**What needs to be done**
Look through the material below. Copy each line that contains the string "this".

------ Data to use ------

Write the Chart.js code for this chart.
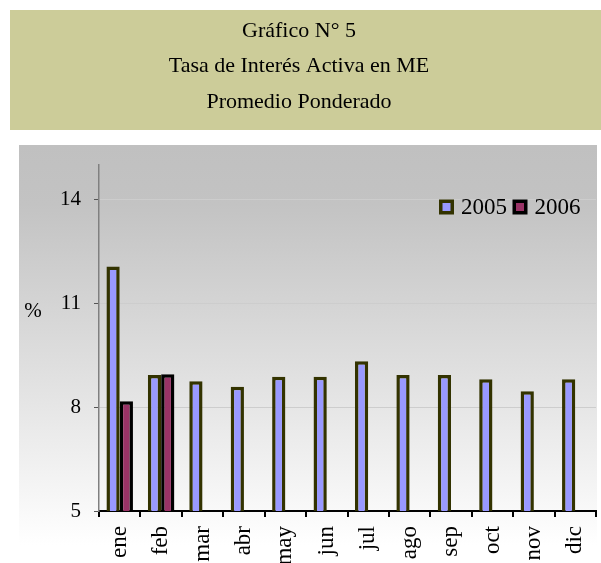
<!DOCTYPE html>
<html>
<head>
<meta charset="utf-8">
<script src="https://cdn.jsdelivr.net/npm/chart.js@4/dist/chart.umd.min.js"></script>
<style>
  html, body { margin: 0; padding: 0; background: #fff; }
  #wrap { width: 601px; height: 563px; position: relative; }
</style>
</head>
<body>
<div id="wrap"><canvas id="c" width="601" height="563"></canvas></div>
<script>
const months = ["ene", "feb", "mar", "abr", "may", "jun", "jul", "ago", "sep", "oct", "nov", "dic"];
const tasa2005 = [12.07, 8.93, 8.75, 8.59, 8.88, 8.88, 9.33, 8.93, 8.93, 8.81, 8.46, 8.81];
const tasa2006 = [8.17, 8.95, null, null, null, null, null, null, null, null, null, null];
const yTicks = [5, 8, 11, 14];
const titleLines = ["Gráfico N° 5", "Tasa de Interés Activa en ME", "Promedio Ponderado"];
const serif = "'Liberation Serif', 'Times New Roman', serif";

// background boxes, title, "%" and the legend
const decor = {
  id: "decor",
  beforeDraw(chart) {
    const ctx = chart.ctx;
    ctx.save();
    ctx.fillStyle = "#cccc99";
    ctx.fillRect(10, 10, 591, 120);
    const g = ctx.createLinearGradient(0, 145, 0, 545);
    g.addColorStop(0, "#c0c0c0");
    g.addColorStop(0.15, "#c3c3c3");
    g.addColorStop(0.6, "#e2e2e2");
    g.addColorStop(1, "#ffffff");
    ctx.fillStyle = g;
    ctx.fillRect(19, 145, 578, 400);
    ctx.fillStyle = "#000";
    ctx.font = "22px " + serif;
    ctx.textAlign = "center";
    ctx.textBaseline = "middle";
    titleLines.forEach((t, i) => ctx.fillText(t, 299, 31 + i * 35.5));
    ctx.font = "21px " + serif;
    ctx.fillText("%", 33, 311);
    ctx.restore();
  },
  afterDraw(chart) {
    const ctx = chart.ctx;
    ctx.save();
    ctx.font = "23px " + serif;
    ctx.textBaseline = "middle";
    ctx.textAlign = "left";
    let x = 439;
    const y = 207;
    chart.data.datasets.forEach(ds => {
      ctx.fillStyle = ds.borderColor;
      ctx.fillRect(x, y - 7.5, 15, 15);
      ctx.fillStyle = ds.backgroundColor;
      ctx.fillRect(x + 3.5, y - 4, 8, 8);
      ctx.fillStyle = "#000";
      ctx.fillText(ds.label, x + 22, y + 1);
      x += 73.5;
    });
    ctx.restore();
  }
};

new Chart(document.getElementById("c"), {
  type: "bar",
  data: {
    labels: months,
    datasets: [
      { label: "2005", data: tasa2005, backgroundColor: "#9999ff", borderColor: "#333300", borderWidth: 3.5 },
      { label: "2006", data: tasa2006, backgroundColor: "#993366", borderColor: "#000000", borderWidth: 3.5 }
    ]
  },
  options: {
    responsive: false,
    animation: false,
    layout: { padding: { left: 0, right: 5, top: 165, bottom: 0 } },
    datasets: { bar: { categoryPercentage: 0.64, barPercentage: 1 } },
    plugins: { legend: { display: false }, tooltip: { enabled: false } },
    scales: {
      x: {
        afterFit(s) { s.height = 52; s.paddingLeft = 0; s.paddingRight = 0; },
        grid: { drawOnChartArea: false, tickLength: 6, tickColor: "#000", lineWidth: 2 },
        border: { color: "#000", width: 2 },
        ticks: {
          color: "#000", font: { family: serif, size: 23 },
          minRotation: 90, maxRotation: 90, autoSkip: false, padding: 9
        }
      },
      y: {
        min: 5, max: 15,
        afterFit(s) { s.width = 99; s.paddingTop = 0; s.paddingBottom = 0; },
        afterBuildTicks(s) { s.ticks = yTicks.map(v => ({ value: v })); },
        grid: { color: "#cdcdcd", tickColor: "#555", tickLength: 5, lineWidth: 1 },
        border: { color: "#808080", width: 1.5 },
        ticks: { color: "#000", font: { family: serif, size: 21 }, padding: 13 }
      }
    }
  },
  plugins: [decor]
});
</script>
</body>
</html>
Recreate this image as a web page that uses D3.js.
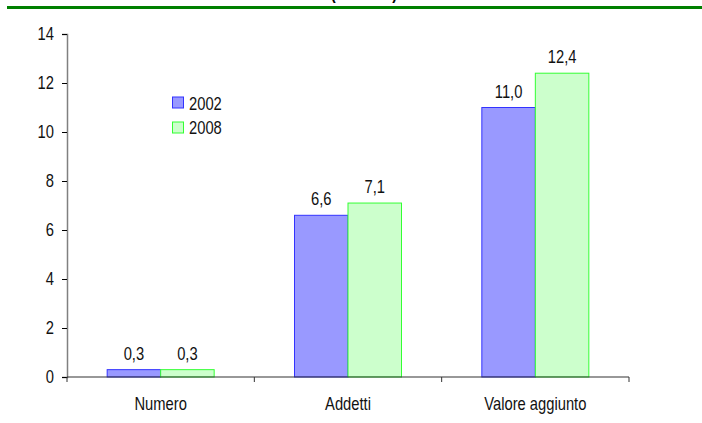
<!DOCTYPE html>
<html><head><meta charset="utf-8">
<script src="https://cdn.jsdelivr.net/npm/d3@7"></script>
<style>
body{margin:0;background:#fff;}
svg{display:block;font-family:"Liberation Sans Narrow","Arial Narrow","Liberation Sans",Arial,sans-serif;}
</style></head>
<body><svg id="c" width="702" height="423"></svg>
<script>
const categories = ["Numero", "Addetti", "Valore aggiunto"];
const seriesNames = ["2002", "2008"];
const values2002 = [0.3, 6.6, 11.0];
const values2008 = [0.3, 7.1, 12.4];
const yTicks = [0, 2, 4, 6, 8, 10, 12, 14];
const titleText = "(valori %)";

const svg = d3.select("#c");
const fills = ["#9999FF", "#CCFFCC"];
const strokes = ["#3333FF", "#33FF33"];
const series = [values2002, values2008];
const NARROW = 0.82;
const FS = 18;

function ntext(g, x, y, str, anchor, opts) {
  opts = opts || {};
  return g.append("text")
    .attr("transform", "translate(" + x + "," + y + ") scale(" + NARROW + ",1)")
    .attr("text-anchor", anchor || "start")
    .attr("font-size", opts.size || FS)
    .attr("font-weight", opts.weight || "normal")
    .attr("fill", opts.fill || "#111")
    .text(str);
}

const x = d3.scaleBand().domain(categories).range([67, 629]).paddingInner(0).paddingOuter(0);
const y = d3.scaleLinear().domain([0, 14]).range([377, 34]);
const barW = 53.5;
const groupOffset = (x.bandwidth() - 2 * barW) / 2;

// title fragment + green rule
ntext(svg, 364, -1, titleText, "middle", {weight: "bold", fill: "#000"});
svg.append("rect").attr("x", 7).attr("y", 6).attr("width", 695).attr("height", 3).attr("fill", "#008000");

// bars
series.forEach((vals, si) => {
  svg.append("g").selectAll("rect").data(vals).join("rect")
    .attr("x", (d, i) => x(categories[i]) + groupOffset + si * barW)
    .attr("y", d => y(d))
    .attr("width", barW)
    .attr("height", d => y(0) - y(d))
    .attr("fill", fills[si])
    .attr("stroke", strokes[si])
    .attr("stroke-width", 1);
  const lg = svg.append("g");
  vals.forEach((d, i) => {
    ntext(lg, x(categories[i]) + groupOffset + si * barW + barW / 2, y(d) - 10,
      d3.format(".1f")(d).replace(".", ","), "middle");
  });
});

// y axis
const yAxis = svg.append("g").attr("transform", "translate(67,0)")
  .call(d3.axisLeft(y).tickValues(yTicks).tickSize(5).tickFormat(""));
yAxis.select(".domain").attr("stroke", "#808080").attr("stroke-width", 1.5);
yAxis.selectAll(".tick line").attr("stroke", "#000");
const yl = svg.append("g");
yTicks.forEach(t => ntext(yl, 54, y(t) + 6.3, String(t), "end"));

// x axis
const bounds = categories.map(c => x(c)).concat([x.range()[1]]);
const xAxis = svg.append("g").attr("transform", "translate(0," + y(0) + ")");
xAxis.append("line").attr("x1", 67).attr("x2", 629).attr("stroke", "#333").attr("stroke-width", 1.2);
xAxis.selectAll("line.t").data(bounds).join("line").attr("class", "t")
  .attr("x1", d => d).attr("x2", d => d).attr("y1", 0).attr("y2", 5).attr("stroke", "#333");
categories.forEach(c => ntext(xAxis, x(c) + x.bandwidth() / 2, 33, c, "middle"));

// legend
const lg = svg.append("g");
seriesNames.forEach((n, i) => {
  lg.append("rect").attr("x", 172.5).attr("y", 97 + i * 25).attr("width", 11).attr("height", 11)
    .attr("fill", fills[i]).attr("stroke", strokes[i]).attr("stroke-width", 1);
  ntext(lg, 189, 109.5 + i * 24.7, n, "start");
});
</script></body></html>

------

**The output**
Write the Chart.js code for this chart.
Recreate this image as a web page that uses D3.js.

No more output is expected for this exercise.